DIRECTIONS: Return all of the data exactly as written, without the pictures.

· · · ·

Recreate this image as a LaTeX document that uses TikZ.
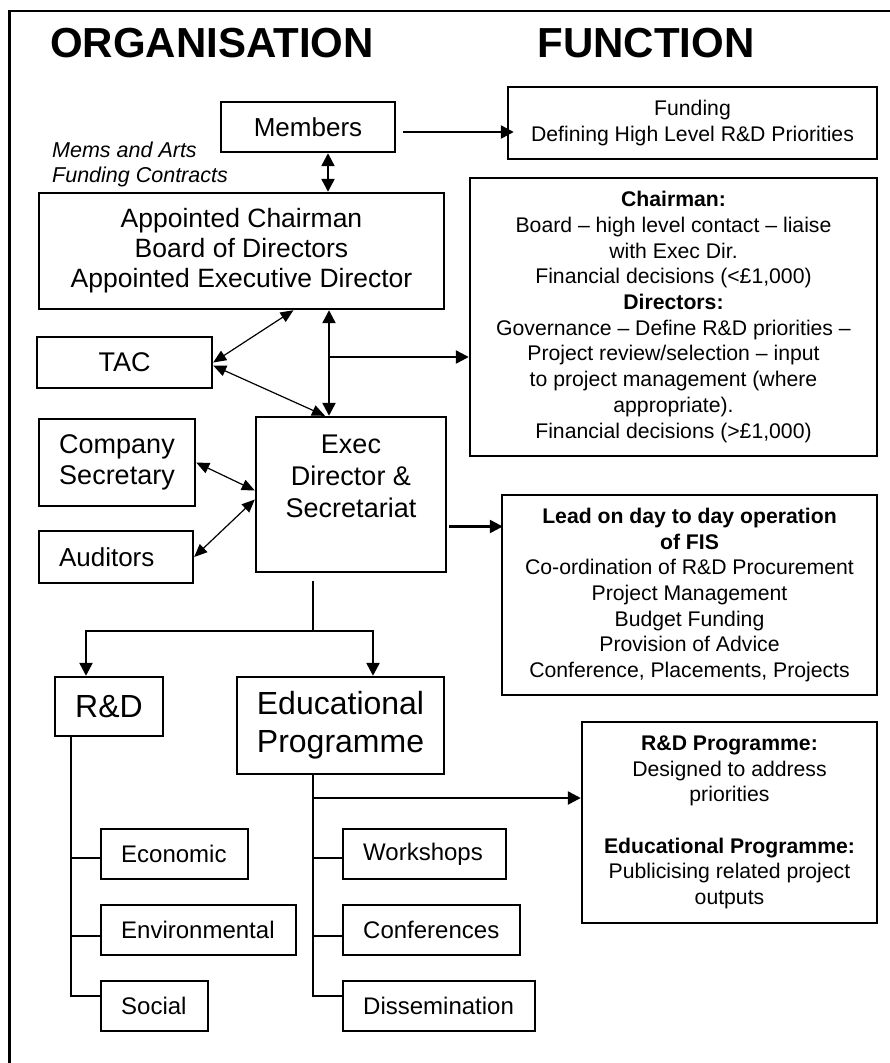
\documentclass[tikz,border=0pt]{standalone}
\usepackage{fontspec}
\setmainfont{Liberation Sans}
\usetikzlibrary{arrows.meta}

\begin{document}
\begin{tikzpicture}[x=1pt, y=-1pt,
  box/.style={draw, line width=2.4pt, align=center, inner sep=0pt},
  leaf/.style={box, anchor=north west, align=left, inner xsep=20pt,
    minimum height=50pt, font=\fontsize{24}{28}\selectfont},
  fnbox/.style={box, font=\fontsize{21.2}{25.67}\selectfont},
  head/.style={font=\bfseries\fontsize{42}{48}\selectfont},
  link/.style={line width=2.4pt, -{Triangle[length=13pt,width=13pt]}},
  dlink/.style={line width=2.4pt,
    {Triangle[length=13pt,width=13pt]}-{Triangle[length=13pt,width=13pt]}},
  tlink/.style={line width=1.2pt,
    {Triangle[length=13pt,width=11pt]}-{Triangle[length=13pt,width=11pt]}},
  trunk/.style={line width=2.4pt}]

  \useasboundingbox (0,0) rectangle (890,1063);
  \draw[trunk] (9.5,1063) |- (890,11);

  % headings
  \node[head] (org) at (212,43) {ORGANISATION};
  \node[head] (fun) at (646,43) {FUNCTION};

  % organisation side
  \node[box, minimum width=174pt, minimum height=50pt,
    font=\fontsize{26}{30}\selectfont] (mem) at (308,127) {Members};
  \node[anchor=west, align=left, inner sep=0pt,
    font=\itshape\fontsize{21.5}{25}\selectfont] (memlbl) at (52,164.5)
    {Mems and Arts\\Funding Contracts};
  \node[box, minimum width=405pt, minimum height=116pt,
    font=\fontsize{26.5}{30}\selectfont] (board) at (241.5,251)
    {Appointed Chairman\\Board of Directors\\Appointed Executive Director};
  \node[box, minimum width=175pt, minimum height=51pt,
    font=\fontsize{27}{32}\selectfont] (tac) at (124.5,362.5) {TAC};
  \node[box, minimum width=156pt, minimum height=87pt,
    font=\fontsize{27}{31}\selectfont] (cosec) at (117,462.5) {Company\\Secretary};
  \node[box, align=left, inner xsep=20pt, text width=114pt, minimum height=52pt,
    font=\fontsize{26}{30}\selectfont] (aud) at (116,557) {Auditors};
  \node[box, font=\fontsize{27}{32}\selectfont] (exec) at (351,494.5)
    {\parbox[c][155pt][t]{190pt}{\centering\vspace*{17.5pt}Exec\\Director \&\\Secretariat}};

  \node[box, minimum width=108pt, minimum height=59pt,
    font=\fontsize{32}{38}\selectfont] (rd) at (109,706.5) {R\&D};
  \node[box, minimum width=207pt, minimum height=97pt,
    font=\fontsize{32}{38}\selectfont] (edu) at (340.5,725.5) {Educational\\Programme};

  \node[leaf, text width=107pt] (eco) at (100,828) {Economic};
  \node[leaf, text width=155pt] (env) at (100,904) {Environmental};
  \node[leaf, text width=67pt] (soc) at (100,980) {Social};
  \node[leaf, text width=123pt] (work) at (342,828) {Workshops};
  \node[leaf, text width=137pt] (conf) at (342,904) {Conferences};
  \node[leaf, text width=152pt] (diss) at (342,980) {Dissemination};

  % function side
  \node[fnbox, minimum width=369pt, minimum height=72pt] (fund) at (692.5,123)
    {Funding\\Defining High Level R\&D Priorities};
  \node[fnbox, minimum width=407pt, minimum height=278pt] (chfn) at (673.5,317)
    {\textbf{Chairman:}\\Board -- high level contact -- liaise\\with Exec Dir.\\
     Financial decisions (<£1,000)\\\textbf{Directors:}\\
     Governance -- Define R\&D priorities --\\Project review/selection -- input\\
     to project management (where\\appropriate).\\Financial decisions (>£1,000)};
  \node[fnbox, minimum width=375pt, minimum height=200pt] (lead) at (689.5,595)
    {\textbf{Lead on day to day operation}\\\textbf{of FIS}\\
     Co-ordination of R\&D Procurement\\Project Management\\Budget Funding\\
     Provision of Advice\\Conference, Placements, Projects};
  \node[fnbox, minimum width=295pt, minimum height=201pt] (rdp) at (729.5,822.5)
    {\textbf{R\&D Programme:}\\Designed to address\\priorities\\[25.67pt]
     \textbf{Educational Programme:}\\Publicising related project\\outputs};

  % connectors
  \draw[link] ([shift={(7,5)}]mem.east) -- ([shift={(7,5)}]mem.east -| fund.west);
  \draw[dlink] ([xshift=20pt]mem.south) -- ([xshift=20pt]mem.south |- board.north);
  \draw[dlink] ([xshift=-22pt]exec.north) -- ([xshift=-22pt]exec.north |- board.south);
  \coordinate (tap) at (329,357);
  \draw[link] (tap) -- (tap -| chfn.west);
  \draw[tlink] (tac.east) -- ([xshift=52pt]board.south);
  \draw[tlink] ([shift={(0,3)}]tac.east) -- ([xshift=-26pt]exec.north);
  \draw[tlink] (cosec.east) -- ([shift={(0,-4)}]exec.west);
  \draw[tlink] (aud.east) -- ([shift={(0,5)}]exec.west);
  \draw[link] ([shift={(2,32)}]exec.east) -- ([shift={(2,32)}]exec.east -| lead.west);

  \coordinate (fork) at (313,631);
  \draw[trunk] ([shift={(-38,8)}]exec.south) -- (fork);
  \draw[link] (fork) -| ([xshift=-23pt]rd.north);
  \draw[link] (fork) -| ([xshift=32.5pt]edu.north);

  \draw[trunk] ([xshift=-38pt]rd.south) |- ([shift={(0,4)}]eco.west);
  \draw[trunk] ([xshift=-38pt]rd.south) |- ([shift={(0,6)}]env.west);
  \draw[trunk] ([xshift=-38pt]rd.south) |- ([shift={(0,-10)}]soc.west);
  \draw[trunk] ([xshift=-27.5pt]edu.south) |- ([shift={(0,4)}]work.west);
  \draw[trunk] ([xshift=-27.5pt]edu.south) |- ([shift={(0,6)}]conf.west);
  \draw[trunk] ([xshift=-27.5pt]edu.south) |- ([shift={(0,-10)}]diss.west);
  \coordinate (edtap) at (313,798);
  \draw[link] (edtap) -- (edtap -| rdp.west);
\end{tikzpicture}
\end{document}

· · · ·

REPLY TO THE TASK:
Recreate this image as a LaTeX document that uses TikZ.
\documentclass[tikz,border=0pt]{standalone}
\usepackage{fontspec}
\setmainfont{Liberation Sans}
\usetikzlibrary{arrows.meta}

\begin{document}
\begin{tikzpicture}[x=1pt, y=-1pt,
  box/.style={draw, line width=2.4pt, align=center, inner sep=0pt},
  leaf/.style={box, anchor=north west, align=left, inner xsep=20pt,
    minimum height=50pt, font=\fontsize{24}{28}\selectfont},
  fnbox/.style={box, font=\fontsize{21.2}{25.67}\selectfont},
  head/.style={font=\bfseries\fontsize{42}{48}\selectfont},
  link/.style={line width=2.4pt, -{Triangle[length=13pt,width=13pt]}},
  dlink/.style={line width=2.4pt,
    {Triangle[length=13pt,width=13pt]}-{Triangle[length=13pt,width=13pt]}},
  tlink/.style={line width=1.2pt,
    {Triangle[length=13pt,width=11pt]}-{Triangle[length=13pt,width=11pt]}},
  trunk/.style={line width=2.4pt}]

  \useasboundingbox (0,0) rectangle (890,1063);
  \draw[trunk] (9.5,1063) |- (890,11);

  % headings
  \node[head] (org) at (212,43) {ORGANISATION};
  \node[head] (fun) at (646,43) {FUNCTION};

  % organisation side
  \node[box, minimum width=174pt, minimum height=50pt,
    font=\fontsize{26}{30}\selectfont] (mem) at (308,127) {Members};
  \node[anchor=west, align=left, inner sep=0pt,
    font=\itshape\fontsize{21.5}{25}\selectfont] (memlbl) at (52,164.5)
    {Mems and Arts\\Funding Contracts};
  \node[box, minimum width=405pt, minimum height=116pt,
    font=\fontsize{26.5}{30}\selectfont] (board) at (241.5,251)
    {Appointed Chairman\\Board of Directors\\Appointed Executive Director};
  \node[box, minimum width=175pt, minimum height=51pt,
    font=\fontsize{27}{32}\selectfont] (tac) at (124.5,362.5) {TAC};
  \node[box, minimum width=156pt, minimum height=87pt,
    font=\fontsize{27}{31}\selectfont] (cosec) at (117,462.5) {Company\\Secretary};
  \node[box, align=left, inner xsep=20pt, text width=114pt, minimum height=52pt,
    font=\fontsize{26}{30}\selectfont] (aud) at (116,557) {Auditors};
  \node[box, font=\fontsize{27}{32}\selectfont] (exec) at (351,494.5)
    {\parbox[c][155pt][t]{190pt}{\centering\vspace*{17.5pt}Exec\\Director \&\\Secretariat}};

  \node[box, minimum width=108pt, minimum height=59pt,
    font=\fontsize{32}{38}\selectfont] (rd) at (109,706.5) {R\&D};
  \node[box, minimum width=207pt, minimum height=97pt,
    font=\fontsize{32}{38}\selectfont] (edu) at (340.5,725.5) {Educational\\Programme};

  \node[leaf, text width=107pt] (eco) at (100,828) {Economic};
  \node[leaf, text width=155pt] (env) at (100,904) {Environmental};
  \node[leaf, text width=67pt] (soc) at (100,980) {Social};
  \node[leaf, text width=123pt] (work) at (342,828) {Workshops};
  \node[leaf, text width=137pt] (conf) at (342,904) {Conferences};
  \node[leaf, text width=152pt] (diss) at (342,980) {Dissemination};

  % function side
  \node[fnbox, minimum width=369pt, minimum height=72pt] (fund) at (692.5,123)
    {Funding\\Defining High Level R\&D Priorities};
  \node[fnbox, minimum width=407pt, minimum height=278pt] (chfn) at (673.5,317)
    {\textbf{Chairman:}\\Board -- high level contact -- liaise\\with Exec Dir.\\
     Financial decisions (<£1,000)\\\textbf{Directors:}\\
     Governance -- Define R\&D priorities --\\Project review/selection -- input\\
     to project management (where\\appropriate).\\Financial decisions (>£1,000)};
  \node[fnbox, minimum width=375pt, minimum height=200pt] (lead) at (689.5,595)
    {\textbf{Lead on day to day operation}\\\textbf{of FIS}\\
     Co-ordination of R\&D Procurement\\Project Management\\Budget Funding\\
     Provision of Advice\\Conference, Placements, Projects};
  \node[fnbox, minimum width=295pt, minimum height=201pt] (rdp) at (729.5,822.5)
    {\textbf{R\&D Programme:}\\Designed to address\\priorities\\[25.67pt]
     \textbf{Educational Programme:}\\Publicising related project\\outputs};

  % connectors
  \draw[link] ([shift={(7,5)}]mem.east) -- ([shift={(7,5)}]mem.east -| fund.west);
  \draw[dlink] ([xshift=20pt]mem.south) -- ([xshift=20pt]mem.south |- board.north);
  \draw[dlink] ([xshift=-22pt]exec.north) -- ([xshift=-22pt]exec.north |- board.south);
  \coordinate (tap) at (329,357);
  \draw[link] (tap) -- (tap -| chfn.west);
  \draw[tlink] (tac.east) -- ([xshift=52pt]board.south);
  \draw[tlink] ([shift={(0,3)}]tac.east) -- ([xshift=-26pt]exec.north);
  \draw[tlink] (cosec.east) -- ([shift={(0,-4)}]exec.west);
  \draw[tlink] (aud.east) -- ([shift={(0,5)}]exec.west);
  \draw[link] ([shift={(2,32)}]exec.east) -- ([shift={(2,32)}]exec.east -| lead.west);

  \coordinate (fork) at (313,631);
  \draw[trunk] ([shift={(-38,8)}]exec.south) -- (fork);
  \draw[link] (fork) -| ([xshift=-23pt]rd.north);
  \draw[link] (fork) -| ([xshift=32.5pt]edu.north);

  \draw[trunk] ([xshift=-38pt]rd.south) |- ([shift={(0,4)}]eco.west);
  \draw[trunk] ([xshift=-38pt]rd.south) |- ([shift={(0,6)}]env.west);
  \draw[trunk] ([xshift=-38pt]rd.south) |- ([shift={(0,-10)}]soc.west);
  \draw[trunk] ([xshift=-27.5pt]edu.south) |- ([shift={(0,4)}]work.west);
  \draw[trunk] ([xshift=-27.5pt]edu.south) |- ([shift={(0,6)}]conf.west);
  \draw[trunk] ([xshift=-27.5pt]edu.south) |- ([shift={(0,-10)}]diss.west);
  \coordinate (edtap) at (313,798);
  \draw[link] (edtap) -- (edtap -| rdp.west);
\end{tikzpicture}
\end{document}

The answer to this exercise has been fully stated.